Sunday, June 19, 2011

Tuesday, June 14, 2011

Life's A Beach

We went to Schoolhouse Beach today for the first of what will be many days enjoying the sun, water...and rocks. That's right, for those of you who aren't familiar, Schoolhouse is a stone beach. White stones line the shore, making for a pretty view, but it does require some creative maneuvering (and lots of blankets) to comfortably sunbathe. It was a beautiful day.






Max had watermelon for the first time and loved it. Its the first food he's actually taken bites out of and swallowed.

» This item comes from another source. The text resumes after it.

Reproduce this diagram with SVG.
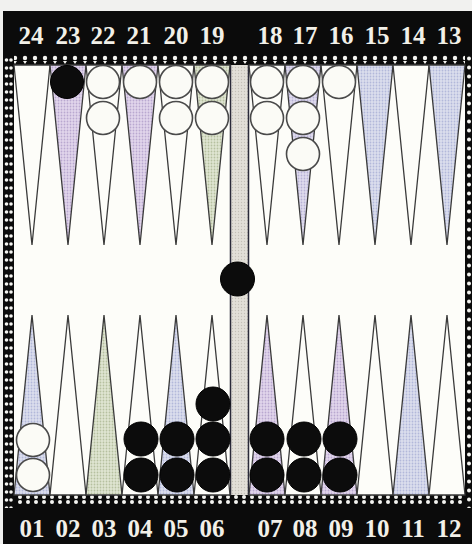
<svg xmlns="http://www.w3.org/2000/svg" width="472" height="544" viewBox="0 0 472 544">
<defs>
<pattern id="dotsH" x="0" y="55" width="10" height="10" patternUnits="userSpaceOnUse">
<rect width="10" height="10" fill="#0b0b0b"/>
<circle cx="5" cy="3" r="2.2" fill="#f4f4f0"/>
<path d="M3 6 L7 6 L5 9 Z" fill="#f4f4f0"/>
</pattern>
<pattern id="dotsB" x="0" y="494" width="8" height="14" patternUnits="userSpaceOnUse">
<rect width="8" height="14" fill="#0b0b0b"/>
<circle cx="4" cy="3" r="2" fill="#f4f4f0"/>
<circle cx="4" cy="8" r="2" fill="#f4f4f0"/>
</pattern>
<pattern id="dotsV" x="3" y="0" width="11" height="8" patternUnits="userSpaceOnUse">
<rect width="11" height="8" fill="#0b0b0b"/>
<circle cx="3.5" cy="4" r="1.8" fill="#f4f4f0"/>
<circle cx="8" cy="4" r="1.8" fill="#f4f4f0"/>
</pattern>
<pattern id="dotsR" x="465" y="0" width="7" height="9" patternUnits="userSpaceOnUse">
<rect width="7" height="9" fill="#0b0b0b"/>
<circle cx="4" cy="4.5" r="2" fill="#f4f4f0"/>
</pattern>
<pattern id="stipple" width="3" height="3" patternUnits="userSpaceOnUse">
<rect width="3" height="3" fill="#e2dfd8"/>
<circle cx="1.5" cy="1.5" r="0.7" fill="#c4c0b8"/>
</pattern>
<pattern id="pPnk" width="3" height="3" patternUnits="userSpaceOnUse">
<rect width="3" height="3" fill="#e2d6ec"/>
<circle cx="1.5" cy="1.5" r="0.9" fill="#b9a8d0"/>
</pattern>
<pattern id="pLav" width="3" height="3" patternUnits="userSpaceOnUse">
<rect width="3" height="3" fill="#e0dcee"/>
<circle cx="1.5" cy="1.5" r="0.9" fill="#b8b2d6"/>
</pattern>
<pattern id="pBlu" width="3" height="3" patternUnits="userSpaceOnUse">
<rect width="3" height="3" fill="#dcdfee"/>
<circle cx="1.5" cy="1.5" r="0.9" fill="#b2b8da"/>
</pattern>
<pattern id="pGrn" width="3" height="3" patternUnits="userSpaceOnUse">
<rect width="3" height="3" fill="#e0e6d2"/>
<circle cx="1.5" cy="1.5" r="0.9" fill="#b6c0a0"/>
</pattern>
</defs>
<style>
.lbl{font-family:"Liberation Serif","Times New Roman",serif;font-size:25px;font-weight:bold;fill:#f2f0e8;text-anchor:middle}
.tri{stroke:#3a3a3a;stroke-width:1.3;stroke-linejoin:miter}
.w{fill:#fdfdf9}
.lav{fill:url(#pLav)}
.pnk{fill:url(#pPnk)}
.grn{fill:url(#pGrn)}
.blu{fill:url(#pBlu)}
.wc{fill:#fbfbf6;stroke:#4a4a4a;stroke-width:1.6}
.bc{fill:#0c0c0c;stroke:#000;stroke-width:1}
</style>
<rect width="472" height="544" fill="#f1f1ef"/>
<rect x="3" y="11" width="469" height="533" fill="#0b0b0b"/>
<rect x="14" y="65" width="451" height="430" fill="#fdfdf9"/>
<rect x="3" y="55" width="469" height="10" fill="url(#dotsH)"/>
<rect x="3" y="494" width="469" height="14" fill="url(#dotsB)"/>
<rect x="3" y="55" width="11" height="453" fill="url(#dotsV)"/>
<rect x="465" y="55" width="7" height="453" fill="url(#dotsR)"/>
<g id="bar">
<rect x="230" y="65" width="19" height="430" fill="url(#stipple)"/>
<line x1="230.5" y1="65" x2="230.5" y2="495" stroke="#2a2a3a" stroke-width="1.5"/>
<line x1="248.5" y1="65" x2="248.5" y2="495" stroke="#2a2a3a" stroke-width="1.5"/>
</g>
<g id="top-points">
<polygon class="tri w" points="14,65 50,65 32,245"/>
<polygon class="tri pnk" points="50,65 86,65 68,245"/>
<polygon class="tri w" points="86,65 122,65 104,245"/>
<polygon class="tri pnk" points="122,65 158,65 140,245"/>
<polygon class="tri w" points="158,65 194,65 176,245"/>
<polygon class="tri grn" points="194,65 230,65 212,245"/>
<polygon class="tri w" points="249,65 285,65 267,245"/>
<polygon class="tri lav" points="285,65 321,65 303,245"/>
<polygon class="tri w" points="321,65 357,65 339,245"/>
<polygon class="tri blu" points="357,65 393,65 375,245"/>
<polygon class="tri w" points="393,65 429,65 411,245"/>
<polygon class="tri blu" points="429,65 465,65 447,245"/>
</g>
<g id="bottom-points">
<polygon class="tri blu" points="14,495 50,495 32,315"/>
<polygon class="tri w" points="50,495 86,495 68,315"/>
<polygon class="tri grn" points="86,495 122,495 104,315"/>
<polygon class="tri w" points="122,495 158,495 140,315"/>
<polygon class="tri blu" points="158,495 194,495 176,315"/>
<polygon class="tri w" points="194,495 230,495 212,315"/>
<polygon class="tri pnk" points="249,495 285,495 267,315"/>
<polygon class="tri w" points="285,495 321,495 303,315"/>
<polygon class="tri pnk" points="321,495 357,495 339,315"/>
<polygon class="tri w" points="357,495 393,495 375,315"/>
<polygon class="tri blu" points="393,495 429,495 411,315"/>
<polygon class="tri w" points="429,495 465,495 447,315"/>
</g>
<g id="labels-top">
<text class="lbl" x="31" y="44">24</text>
<text class="lbl" x="68" y="44">23</text>
<text class="lbl" x="103" y="44">22</text>
<text class="lbl" x="139" y="44">21</text>
<text class="lbl" x="176" y="44">20</text>
<text class="lbl" x="212" y="44">19</text>
<text class="lbl" x="270" y="44">18</text>
<text class="lbl" x="305" y="44">17</text>
<text class="lbl" x="341" y="44">16</text>
<text class="lbl" x="377" y="44">15</text>
<text class="lbl" x="413" y="44">14</text>
<text class="lbl" x="449" y="44">13</text>
</g>
<g id="labels-bottom">
<text class="lbl" x="32" y="537">01</text>
<text class="lbl" x="68" y="537">02</text>
<text class="lbl" x="104" y="537">03</text>
<text class="lbl" x="140" y="537">04</text>
<text class="lbl" x="176" y="537">05</text>
<text class="lbl" x="212" y="537">06</text>
<text class="lbl" x="270" y="537">07</text>
<text class="lbl" x="305" y="537">08</text>
<text class="lbl" x="341" y="537">09</text>
<text class="lbl" x="377" y="537">10</text>
<text class="lbl" x="413" y="537">11</text>
<text class="lbl" x="449" y="537">12</text>
</g>
<g id="checkers-top">
<circle class="bc" cx="67" cy="82" r="16.5"/>
<circle class="wc" cx="103" cy="82" r="16.5"/>
<circle class="wc" cx="103" cy="118" r="16.5"/>
<circle class="wc" cx="140" cy="82" r="16.5"/>
<circle class="wc" cx="176" cy="82" r="16.5"/>
<circle class="wc" cx="176" cy="118" r="16.5"/>
<circle class="wc" cx="212" cy="82" r="16.5"/>
<circle class="wc" cx="212" cy="118" r="16.5"/>
<circle class="wc" cx="267" cy="82" r="16.5"/>
<circle class="wc" cx="267" cy="118" r="16.5"/>
<circle class="wc" cx="303" cy="82" r="16.5"/>
<circle class="wc" cx="303" cy="118" r="16.5"/>
<circle class="wc" cx="303" cy="154" r="16.5"/>
<circle class="wc" cx="339" cy="82" r="16.5"/>
</g>
<g id="checker-bar">
<circle class="bc" cx="237.5" cy="279" r="17"/>
</g>
<g id="checkers-bottom">
<circle class="wc" cx="33" cy="440" r="16.5"/>
<circle class="wc" cx="33" cy="475" r="16.5"/>
<circle class="bc" cx="141" cy="439" r="17"/>
<circle class="bc" cx="141" cy="475" r="17"/>
<circle class="bc" cx="177" cy="439" r="17"/>
<circle class="bc" cx="177" cy="475" r="17"/>
<circle class="bc" cx="213" cy="404" r="17"/>
<circle class="bc" cx="213" cy="439" r="17"/>
<circle class="bc" cx="213" cy="475" r="17"/>
<circle class="bc" cx="267" cy="439" r="17"/>
<circle class="bc" cx="267" cy="475" r="17"/>
<circle class="bc" cx="304" cy="439" r="17"/>
<circle class="bc" cx="304" cy="475" r="17"/>
<circle class="bc" cx="340" cy="439" r="17"/>
<circle class="bc" cx="340" cy="475" r="17"/>
</g>
</svg>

Per usual, I brought a bucket full of toys which sat ignored while he played with (and attempted to eat) the rocks. Silly mother.

Wednesday, June 1, 2011

Dear Max

You are 6 months old. In that short (endless) time I think we've done alright. You are almost triple your birth weight and your brain is growing at an alarming rate based on the size of your head. We finally have a semblance of a schedule and you nap for longer than 30 minutes (with only a teeny bit of help from me). You sit up by yourself, roll over (front to back), smile at strangers, emit a variety of sounds other than crying (baa, gaa, shrieking, shouting, and the most annoying bleating/whining noise I can only think means "please Mama, leave me on the side of a mountain.")

I live for your belly laughs, toothless grins and curly little toes. (They were peeking at me while you were napping the other day, just begging to be eaten. You don't know how close you came to being footless.) You're working on your first tooth-I can see the pointy little edges pushing through your gums. You're being pretty brave about it, but I know it hurts you sometimes (see aforementioned bleating/whining noise). You've started crying when I leave your sight, a development that makes the baby jail walls close in around me and my heart expand to bursting all at once.

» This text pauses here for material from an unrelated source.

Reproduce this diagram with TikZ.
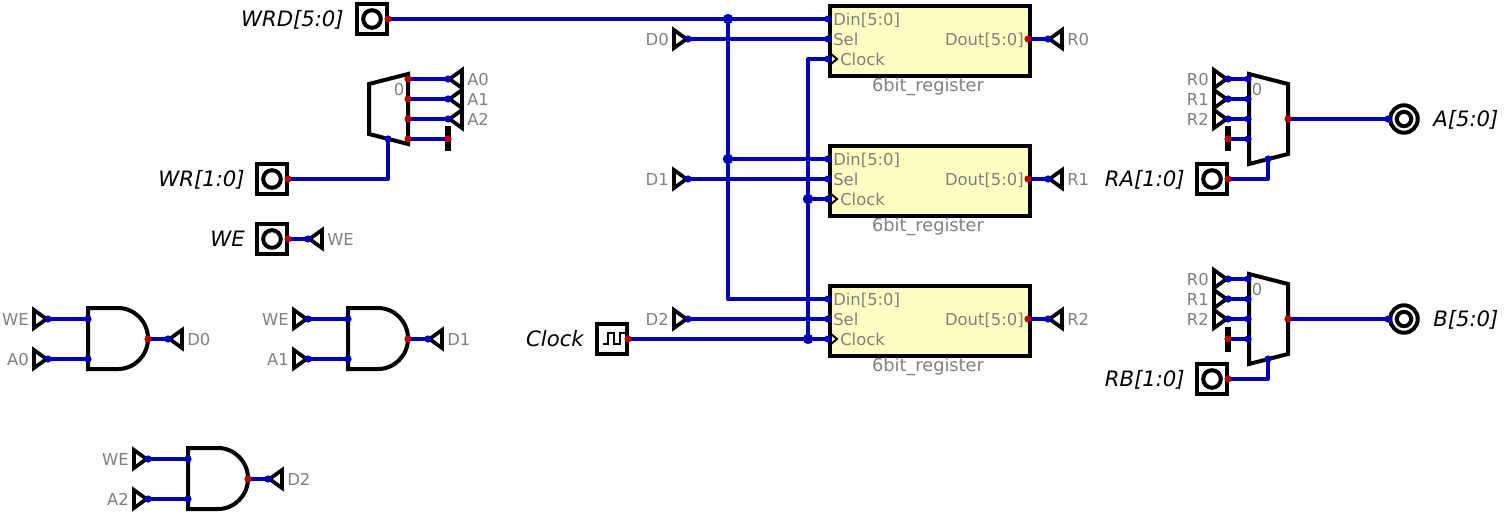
\documentclass[tikz,border=0pt]{standalone}
\usepackage{fontspec}
\setmainfont{DejaVu Sans}
\usetikzlibrary{calc}
\definecolor{wire}{HTML}{0000B4}
\definecolor{portred}{HTML}{B40000}
\definecolor{lab}{HTML}{808080}
\definecolor{regfill}{HTML}{FFFFC3}
\tikzset{
  x=0.75pt,y=-0.75pt,
  body/.style={draw=black,line width=3pt,line join=miter},
  thin body/.style={draw=black,line width=2.8pt,line join=miter,miter limit=10},
  wireline/.style={draw=wire,line width=3pt,line join=round,line cap=round},
  grayl/.style={text=lab,font=\fontsize{12.3}{14}\selectfont,inner sep=0pt,yshift=-1.8pt},
  pinl/.style={text=black,font=\fontsize{15.9}{18}\itshape\selectfont,inner sep=0pt,anchor=mid east,yshift=-3pt},
  regbox/.style={body,fill=regfill,minimum width=150pt,minimum height=52.5pt,inner sep=0pt,anchor=north west},
  pinbox/.style={body,fill=white,minimum width=22pt,minimum height=22pt,inner sep=0pt},
  bar/.style={fill=black,minimum width=4.2pt,minimum height=18.75pt,inner sep=0pt},
}
% dots
\newcommand{\bd}[1]{\fill[wire] (#1) circle[radius=2.7pt];}
\newcommand{\rd}[1]{\fill[portred] (#1) circle[radius=2.7pt];}
\newcommand{\jd}[1]{\fill[wire] (#1) circle[radius=3.9pt];}
% tunnels: name, x, y, label
\newcommand{\tunR}[4]{\coordinate (#1) at (#2,#3);
  \draw[thin body] (#2-1.5,#3) -- ++(-12.5,-9) -- ++(0,18) -- cycle;
  \node[grayl,anchor=mid east] (#1l) at (#2-19,#3) {#4};}
\newcommand{\tunL}[4]{\coordinate (#1) at (#2,#3);
  \draw[thin body] (#2+1.5,#3) -- ++(12.5,-9) -- ++(0,18) -- cycle;
  \node[grayl,anchor=mid west] (#1l) at (#2+19,#3) {#4};}
% input pin: name, cx, cy, label, label right edge
\newcommand{\inpin}[5]{\node[pinbox] (#1) at (#2,#3) {};
  \draw[body] (#2,#3) circle[radius=6.6pt];
  \coordinate (#1p) at (#2+16,#3);
  \node[pinl] (#1l) at (#5,#3) {#4};}
% register: name, top y
\newcommand{\regist}[2]{\node[regbox] (#1) at (828,#2) {};
  \coordinate (#1din) at (828,#2+15);
  \coordinate (#1sel) at (828,#2+35);
  \coordinate (#1clk) at (828,#2+55);
  \coordinate (#1out) at (1028,#2+35);
  \draw[line width=1.5pt] (831,#2+50) -- (837,#2+55) -- (831,#2+60);
  \node[grayl,anchor=mid west] (#1a) at (833,#2+15) {Din[5:0]};
  \node[grayl,anchor=mid west] (#1b) at (833,#2+35) {Sel};
  \node[grayl,anchor=mid west] (#1c) at (840,#2+55) {Clock};
  \node[grayl,anchor=mid east] (#1d) at (1024,#2+35) {Dout[5:0]};
  \node[grayl,anchor=mid,font=\fontsize{13.3}{15}\selectfont] (#1e) at (928,#2+81) {6bit\_register};}
% AND gate: name, left x, top input y
\newcommand{\andg}[3]{\draw[body] (#2,#3-11) -- (#2+30,#3-11)
     arc[start angle=-90,end angle=90,x radius=30,y radius=30.5] -- (#2,#3+50) -- cycle;
  \coordinate (#1a) at (#2,#3);
  \coordinate (#1b) at (#2,#3+40);
  \coordinate (#1o) at (#2+60,#3+20);}
\begin{document}
\begin{tikzpicture}
\useasboundingbox (0,0) rectangle (1508,513);
% ---- registers
\regist{ra}{4}
\regist{rb}{144}
\regist{rc}{284}
% ---- pins
\inpin{wrd}{372}{19}{WRD[5:0]}{344}
\inpin{wrp}{272}{179}{WR[1:0]}{245}
\inpin{wep}{272}{239}{WE}{245}
\inpin{rap}{1212}{179}{RA[1:0]}{1185}
\inpin{rbp}{1212}{379}{RB[1:0]}{1185}
\node[pinbox] (clk) at (612,339) {};
\draw[line width=1.5pt,line join=miter] (603,344) -- (608,344) -- (608,333) -- (614,333) -- (614,344) -- (620,344) -- (620,333) -- (625,333);
\coordinate (clkp) at (628,339);
\node[pinl] (clkl) at (584,339) {Clock};
% output pins
\draw[body] (1404,119) circle[radius=10.3pt];
\draw[body] (1404,119) circle[radius=5.4pt];
\coordinate (ap) at (1388,119);
\node[pinl,anchor=mid west] (apl) at (1433,119) {A[5:0]};
\draw[body] (1404,319) circle[radius=10.3pt];
\draw[body] (1404,319) circle[radius=5.4pt];
\coordinate (bp) at (1388,319);
\node[pinl,anchor=mid west] (bpl) at (1433,319) {B[5:0]};
% ---- muxes
\draw[body] (369,84) -- (408,74) -- (408,144) -- (369,134) -- cycle;
\node[grayl,anchor=mid] (m0) at (399,89) {0};
\draw[body] (1249,74) -- (1288,84) -- (1288,154) -- (1249,164) -- cycle;
\node[grayl,anchor=mid] (m1) at (1257,89) {0};
\draw[body] (1249,274) -- (1288,284) -- (1288,354) -- (1249,364) -- cycle;
\node[grayl,anchor=mid] (m2) at (1257,289) {0};
\coordinate (m0a) at (408,79); \coordinate (m0b) at (408,99); \coordinate (m0c) at (408,119); \coordinate (m0d) at (408,139); \coordinate (m0s) at (388,139);
\coordinate (m1a) at (1248,79); \coordinate (m1b) at (1248,99); \coordinate (m1c) at (1248,119); \coordinate (m1d) at (1248,139); \coordinate (m1s) at (1268,159); \coordinate (m1o) at (1288,119);
\coordinate (m2a) at (1248,279); \coordinate (m2b) at (1248,299); \coordinate (m2c) at (1248,319); \coordinate (m2d) at (1248,339); \coordinate (m2s) at (1268,359); \coordinate (m2o) at (1288,319);
\node[bar] (b0) at (448,139) {};
\node[bar] (b1) at (1228,139) {};
\node[bar] (b2) at (1228,339) {};
% ---- gates
\andg{ga}{88}{319}
\andg{gb}{348}{319}
\andg{gc}{188}{459}
% ---- tunnels
\tunL{ta0}{448}{79}{A0}\tunL{ta1}{448}{99}{A1}\tunL{ta2}{448}{119}{A2}
\tunL{twe}{308}{239}{WE}
\tunR{td0}{688}{39}{D0}\tunR{td1}{688}{179}{D1}\tunR{td2}{688}{319}{D2}
\tunL{tr0}{1048}{39}{R0}\tunL{tr1}{1048}{179}{R1}\tunL{tr2}{1048}{319}{R2}
\tunR{xr0}{1228}{79}{R0}\tunR{xr1}{1228}{99}{R1}\tunR{xr2}{1228}{119}{R2}
\tunR{yr0}{1228}{279}{R0}\tunR{yr1}{1228}{299}{R1}\tunR{yr2}{1228}{319}{R2}
\tunR{uwa}{48}{319}{WE}\tunR{uaa}{48}{359}{A0}\tunL{uoa}{168}{339}{D0}
\tunR{uwb}{308}{319}{WE}\tunR{uab}{308}{359}{A1}\tunL{uob}{428}{339}{D1}
\tunR{uwc}{148}{459}{WE}\tunR{uac}{148}{499}{A2}\tunL{uoc}{268}{479}{D2}
% ---- junction coordinates
\coordinate (j1) at (728,19); \coordinate (j2) at (728,159); \coordinate (j3) at (808,199); \coordinate (j4) at (808,339);
% ---- wires
\draw[wireline] (wrdp) -- (radin);
\draw[wireline] (j1) |- (rcdin);
\draw[wireline] (j2) -- (rbdin);
\draw[wireline] (td0) -- (rasel);
\draw[wireline] (td1) -- (rbsel);
\draw[wireline] (td2) -- (rcsel);
\draw[wireline] (clkp) -- (rcclk);
\draw[wireline] (j4) |- (raclk);
\draw[wireline] (j3) -- (rbclk);
\draw[wireline] (raout) -- (tr0);
\draw[wireline] (rbout) -- (tr1);
\draw[wireline] (rcout) -- (tr2);
\draw[wireline] (m0a) -- (ta0); \draw[wireline] (m0b) -- (ta1); \draw[wireline] (m0c) -- (ta2); \draw[wireline] (m0d) -- (b0.center);
\draw[wireline] (wrpp) -| (m0s);
\draw[wireline] (wepp) -- (twe);
\draw[wireline] (xr0) -- (m1a); \draw[wireline] (xr1) -- (m1b); \draw[wireline] (xr2) -- (m1c); \draw[wireline] (b1.center) -- (m1d);
\draw[wireline] (yr0) -- (m2a); \draw[wireline] (yr1) -- (m2b); \draw[wireline] (yr2) -- (m2c); \draw[wireline] (b2.center) -- (m2d);
\draw[wireline] (m1o) -- (ap); \draw[wireline] (m2o) -- (bp);
\draw[wireline] (rapp) -| (m1s); \draw[wireline] (rbpp) -| (m2s);
\draw[wireline] (uwa) -- (gaa); \draw[wireline] (uaa) -- (gab); \draw[wireline] (gao) -- (uoa);
\draw[wireline] (uwb) -- (gba); \draw[wireline] (uab) -- (gbb); \draw[wireline] (gbo) -- (uob);
\draw[wireline] (uwc) -- (gca); \draw[wireline] (uac) -- (gcb); \draw[wireline] (gco) -- (uoc);
% ---- dots
\foreach \p in {wrdp,wrpp,wepp,rapp,rbpp,clkp,raout,rbout,rcout,m0a,m0b,m0c,m0d,m1o,m2o,gao,gbo,gco,b0.center,b1.center,b2.center} {\rd{\p}}
\foreach \p in {radin,rasel,raclk,rbdin,rbsel,rbclk,rcdin,rcsel,rcclk,ta0,ta1,ta2,twe,td0,td1,td2,tr0,tr1,tr2,xr0,xr1,xr2,yr0,yr1,yr2,uwa,uaa,uoa,uwb,uab,uob,uwc,uac,uoc,gaa,gab,gba,gbb,gca,gcb,m0s,m1a,m1b,m1c,m1d,m1s,m2a,m2b,m2c,m2d,m2s,ap,bp} {\bd{\p}}
\foreach \p in {j1,j2,j3,j4} {\jd{\p}}
\end{tikzpicture}
\end{document}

I love watching you try to figure things out, your little eyebrows scrunching as you realize, "OOOOOOOOHHHHHHH, my toy is UNDER the blanket!". You don't really like (ie: scream bloody murder) getting your diaper changed lately, something that is profoundly annoying considering its something we need to do for awhile. I want you to sleep a little longer at night, but never want our early morning snuggle sessions to end.

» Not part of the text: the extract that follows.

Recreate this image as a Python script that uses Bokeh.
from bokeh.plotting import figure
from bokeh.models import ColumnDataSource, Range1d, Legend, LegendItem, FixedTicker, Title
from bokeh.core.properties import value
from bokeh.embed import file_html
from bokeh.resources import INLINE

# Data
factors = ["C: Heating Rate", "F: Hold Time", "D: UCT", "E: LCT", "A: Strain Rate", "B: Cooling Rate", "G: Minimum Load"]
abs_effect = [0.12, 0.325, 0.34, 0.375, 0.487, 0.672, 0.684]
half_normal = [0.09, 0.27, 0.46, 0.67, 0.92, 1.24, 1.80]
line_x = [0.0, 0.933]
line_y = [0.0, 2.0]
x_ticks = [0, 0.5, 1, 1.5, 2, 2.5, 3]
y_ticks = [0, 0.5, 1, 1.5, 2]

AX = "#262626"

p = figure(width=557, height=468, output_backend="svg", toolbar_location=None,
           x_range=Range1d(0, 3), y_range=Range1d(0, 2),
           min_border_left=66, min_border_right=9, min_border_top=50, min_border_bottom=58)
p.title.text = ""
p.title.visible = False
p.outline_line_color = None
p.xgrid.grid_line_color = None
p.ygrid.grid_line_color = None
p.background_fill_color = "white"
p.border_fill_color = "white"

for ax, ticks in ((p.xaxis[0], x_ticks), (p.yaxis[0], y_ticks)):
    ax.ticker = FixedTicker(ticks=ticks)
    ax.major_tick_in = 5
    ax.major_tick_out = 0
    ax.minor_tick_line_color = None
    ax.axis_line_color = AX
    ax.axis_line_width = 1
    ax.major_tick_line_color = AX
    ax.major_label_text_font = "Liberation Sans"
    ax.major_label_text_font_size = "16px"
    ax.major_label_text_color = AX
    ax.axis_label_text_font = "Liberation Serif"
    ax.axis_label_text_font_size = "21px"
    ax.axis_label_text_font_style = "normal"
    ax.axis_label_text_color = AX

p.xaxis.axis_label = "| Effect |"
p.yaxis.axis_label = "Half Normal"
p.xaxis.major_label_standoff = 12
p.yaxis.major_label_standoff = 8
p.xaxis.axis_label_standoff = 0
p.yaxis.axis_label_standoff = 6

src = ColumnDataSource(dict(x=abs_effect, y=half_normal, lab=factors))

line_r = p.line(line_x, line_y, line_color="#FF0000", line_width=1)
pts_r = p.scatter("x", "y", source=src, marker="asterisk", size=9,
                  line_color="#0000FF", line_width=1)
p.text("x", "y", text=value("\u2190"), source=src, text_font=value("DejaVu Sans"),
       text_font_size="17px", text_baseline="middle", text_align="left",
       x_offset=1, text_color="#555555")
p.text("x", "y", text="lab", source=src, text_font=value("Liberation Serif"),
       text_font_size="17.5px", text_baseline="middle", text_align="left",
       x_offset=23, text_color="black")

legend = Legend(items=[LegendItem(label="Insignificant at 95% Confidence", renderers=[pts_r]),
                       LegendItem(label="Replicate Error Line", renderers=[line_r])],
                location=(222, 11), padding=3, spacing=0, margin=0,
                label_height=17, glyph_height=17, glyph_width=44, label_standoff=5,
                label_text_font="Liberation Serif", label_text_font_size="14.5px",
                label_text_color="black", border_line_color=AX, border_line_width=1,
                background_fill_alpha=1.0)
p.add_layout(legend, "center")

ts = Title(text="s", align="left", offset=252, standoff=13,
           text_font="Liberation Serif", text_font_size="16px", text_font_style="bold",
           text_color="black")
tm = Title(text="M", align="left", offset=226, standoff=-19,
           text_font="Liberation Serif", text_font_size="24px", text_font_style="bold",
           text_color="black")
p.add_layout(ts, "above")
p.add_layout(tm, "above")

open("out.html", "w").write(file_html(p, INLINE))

You have turned me into every motherhood cliche. I can barely remember what my life was like without you, the time is going too fast, yoga pants and a ponytail IS appropriate for everyday wear, the idea of an afternoon to myself leaves me reeling with the possibilities, I struggle to find topics of conversation other than you, and taking care of you is the hardest job I've ever done.

You are my heart, little boy, out in the world and I love you.